Où se situe précisément la limite entre hobby et sport de performance? Je suis peut-être quelque part entre les deux. J’ai quand même trouvé trois ou quatre sponsors, car j’ai un avantage géographique en tant que Valaisanne de naissance. En Valais, tout le monde se connaît et il est plus facile d’y avoir un article dans le journal en cas de victoire sportive qu’ailleurs dans le pays. C’est un atout dans la recherche de sponsors. Pour moi, ce soutien est très précieux. Mais les montants feraient peut-être sourire d’autres. Le kick-boxing reste du kick-boxing.
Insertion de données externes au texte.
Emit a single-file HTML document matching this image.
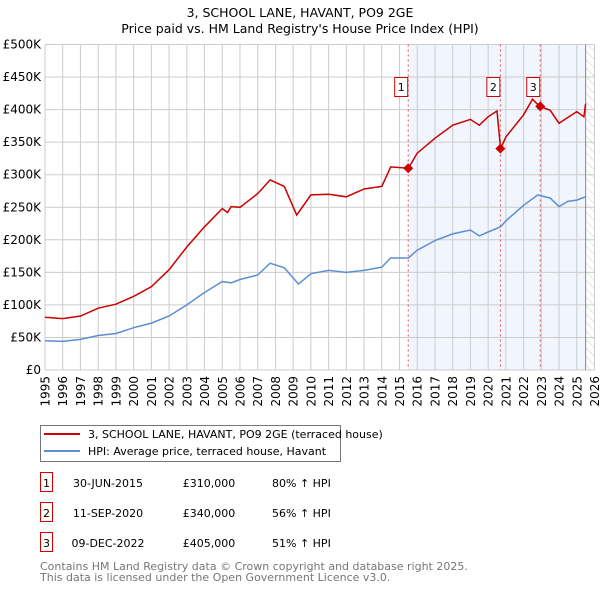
<!DOCTYPE html>
<html><head><meta charset="utf-8"><style>
body{margin:0;background:#fff;font-family:"Liberation Sans","DejaVu Sans",sans-serif;}
svg text{font-family:"DejaVu Sans","Liberation Sans",sans-serif;}
</style></head><body>
<svg id="chart" width="600" height="590" xmlns="http://www.w3.org/2000/svg">
<defs><pattern id="hatch" width="6" height="6" patternUnits="userSpaceOnUse" patternTransform="rotate(-45)"><line x1="0" y1="0" x2="0" y2="6" stroke="#ccc" stroke-width="1"/></pattern></defs>
<text x="300" y="17" text-anchor="middle" font-size="12.5">3, SCHOOL LANE, HAVANT, PO9 2GE</text>
<text x="300" y="33" text-anchor="middle" font-size="12.5">Price paid vs. HM Land Registry's House Price Index (HPI)</text>
<g id="grid"></g><g id="marks"></g>
<g>
<rect x="40.5" y="425.5" width="300" height="36" fill="#fff" stroke="#777"/>
<line x1="44" y1="434" x2="80" y2="434" stroke="#cc0000" stroke-width="2"/>
<text x="88" y="438" font-size="11">3, SCHOOL LANE, HAVANT, PO9 2GE (terraced house)</text>
<line x1="44" y1="451" x2="80" y2="451" stroke="#5b8fd4" stroke-width="2"/>
<text x="88" y="455" font-size="11">HPI: Average price, terraced house, Havant</text>
</g>
<g id="table"></g>
<text x="40" y="570" font-size="11" fill="#777">Contains HM Land Registry data © Crown copyright and database right 2025.</text>
<text x="40" y="581" font-size="11" fill="#777">This data is licensed under the Open Government Licence v3.0.</text>
</svg>
<script>
const hpiYears=[1995,1996,1997,1998,1999,2000,2001,2002,2003,2004,2005,2005.5,2006,2007,2007.7,2008.5,2009.3,2010,2011,2012,2013,2014,2014.5,2015.5,2016,2017,2018,2019,2019.5,2020,2020.7,2021,2022,2022.8,2023.5,2024,2024.5,2025,2025.5];
const hpiValues=[45,44,47,53,56,65,72,83,100,119,136,134,139,146,164,157,132,148,153,150,153,158,172,172,184,199,209,215,206,212,220,229,253,269,264,251,259,261,266];
const priceYears=[1995,1996,1997,1998,1999,2000,2001,2002,2003,2004,2005,2005.3,2005.5,2006,2007,2007.7,2008.5,2009.2,2010,2011,2012,2013,2014,2014.5,2015.5,2016,2017,2018,2019,2019.5,2020,2020.5,2020.7,2021,2022,2022.5,2022.9,2023.5,2024,2024.5,2025,2025.4,2025.5];
const priceValues=[81,79,83,95,101,113,128,154,189,220,248,242,251,250,271,292,282,238,269,270,266,278,282,312,310,333,356,376,385,376,389,398,340,358,392,416,405,399,379,388,397,389,409];
const saleLabels=["1","2","3"];
const saleYears=[2015.49,2020.69,2022.94];
const saleValues=[310,340,405];
const saleDates=["30-JUN-2015","11-SEP-2020","09-DEC-2022"];
const salePrices=["£310,000","£340,000","£405,000"];
const salePct=["80% ↑ HPI","56% ↑ HPI","51% ↑ HPI"];
const yTicks=[0,50,100,150,200,250,300,350,400,450,500];
const yTickLabels=["£0","£50K","£100K","£150K","£200K","£250K","£300K","£350K","£400K","£450K","£500K"];
const xTicks=[1995,1996,1997,1998,1999,2000,2001,2002,2003,2004,2005,2006,2007,2008,2009,2010,2011,2012,2013,2014,2015,2016,2017,2018,2019,2020,2021,2022,2023,2024,2025,2026];
const dataEnd=2025.5;

const NS="http://www.w3.org/2000/svg";
const L=45,R=594.5,T=44.5,B=370;
const xs=y=>L+(y-1995)/(2026-1995)*(R-L);
const ys=v=>B-v/500*(B-T);
function mk(tag,attrs,parent){const e=document.createElementNS(NS,tag);for(const k in attrs)e.setAttribute(k,attrs[k]);parent.appendChild(e);return e;}
const grid=document.getElementById('grid'),marks=document.getElementById('marks');
// shading
let sh=mk('rect',{x:xs(saleYears[0]),y:T,width:xs(dataEnd)-xs(saleYears[0]),height:B-T,fill:'#eef3fc',opacity:0.8},grid);


let hh=mk('rect',{x:xs(dataEnd),y:T,width:R-xs(dataEnd),height:B-T,fill:'url(#hatch)'},grid);


yTicks.forEach((t,i)=>{
 mk('line',{x1:L,x2:R,y1:ys(t),y2:ys(t),stroke:'#ccc','stroke-width':1},grid);
 const tx=mk('text',{x:L-4,y:ys(t)+4,'text-anchor':'end','font-size':12},grid);tx.textContent=yTickLabels[i];
 
 
});
xTicks.forEach(t=>{
 mk('line',{x1:xs(t),x2:xs(t),y1:T,y2:B,stroke:'#ccc','stroke-width':1},grid);
 const tx=mk('text',{x:0,y:0,'text-anchor':'end','font-size':12,transform:`translate(${xs(t)+4.5},376) rotate(-90)`},grid);tx.textContent=t;
 
 
});
mk('line',{x1:xs(dataEnd),x2:xs(dataEnd),y1:T,y2:B,stroke:'#888','stroke-width':1},grid);
saleYears.forEach((y,i)=>{
 const ln=mk('line',{x1:xs(y),x2:xs(y),y1:T,y2:B,stroke:'#e05050','stroke-width':1,'stroke-dasharray':'2,3'},grid);
 
 
});
function path(xv,yv){return xv.map((x,i)=>(i?'L':'M')+xs(x).toFixed(1)+','+ys(yv[i]).toFixed(1)).join('');}
let hp=mk('path',{d:path(hpiYears,hpiValues),fill:'none',stroke:'#5b8fd4','stroke-width':1.5},marks);


let pp=mk('path',{d:path(priceYears,priceValues),fill:'none',stroke:'#cc0000','stroke-width':1.5},marks);


saleYears.forEach((y,i)=>{
 const cx=xs(y),cy=ys(saleValues[i]);
 const d=mk('path',{d:`M${cx},${cy-5}L${cx+5},${cy}L${cx},${cy+5}L${cx-5},${cy}Z`,fill:'#cc0000'},marks);
 
 
 const g=mk('g',{},marks);
 
 
 mk('rect',{x:cx-13.5,y:77.5,width:13,height:19,fill:'#fff',stroke:'#cc0000'},g);
 const t=mk('text',{x:cx-7,y:91,'text-anchor':'middle','font-size':11},g);t.textContent=saleLabels[i];
});
const tb=document.getElementById('table');
saleLabels.forEach((s,i)=>{
 const y=483+i*30;
 const g=mk('g',{},tb);
 
 
 mk('rect',{x:40.5,y:y-10.5,width:12,height:19,fill:'#fff',stroke:'#cc0000'},g);
 let t=mk('text',{x:46.5,y:y+4,'text-anchor':'middle','font-size':11},g);t.textContent=s;
 t=mk('text',{x:108,y:y+4,'text-anchor':'middle','font-size':11},g);t.textContent=saleDates[i];
 t=mk('text',{x:209,y:y+4,'text-anchor':'middle','font-size':11},g);t.textContent=salePrices[i];
 t=mk('text',{x:272,y:y+4,'font-size':11},g);t.textContent=salePct[i];
});
</script>
</body></html>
Une chose pourrait tout changer: le rêve olympique. Pour Los Angeles 2028, le kick-boxing était sur la liste élargie des nouveaux sports olympiques potentiels. Mais il n’a finalement pas été retenu. La prochaine occasion sera pour 2032 à Brisbane, en Australie. Ce serait ma dernière chance. Je ne compte pas dessus. Si le kick-boxing devait effectivement figurer au programme olympique, je ferais tout ce que je peux pour y participer. Et faire de mon hobby mon métier provisoire.»
Propos recueillis par Pierre Hagmann, équipe Médias de Swiss Olympic
La meilleure kickboxeuse de Suisse
Sarina Fux est la kickboxeuse suisse la plus titrée. Elle a commencé le sport de combat à 17 ans et s’entraîne aujourd’hui au club Nippon Bern ainsi que parfois, au Starforce de Brigue. Elle est sextuple championne de Suisse. Au niveau international, elle a remporté quatre titres en Coupe d’Europe, cinq titres en Coupe du monde et la médaille de bronze aux Championnats d’Europe 2022 en Turquie. Le kick-boxing combine des éléments de la boxe traditionnelle avec des techniques de frappe de sport de combat tels que le karaté ou le taekwondo. Il existe plusieurs disciplines. Sarina Fux a choisi le light-contact qui se pratique sur des tapis, contrairement au full-contact qui se déroule sur un ring.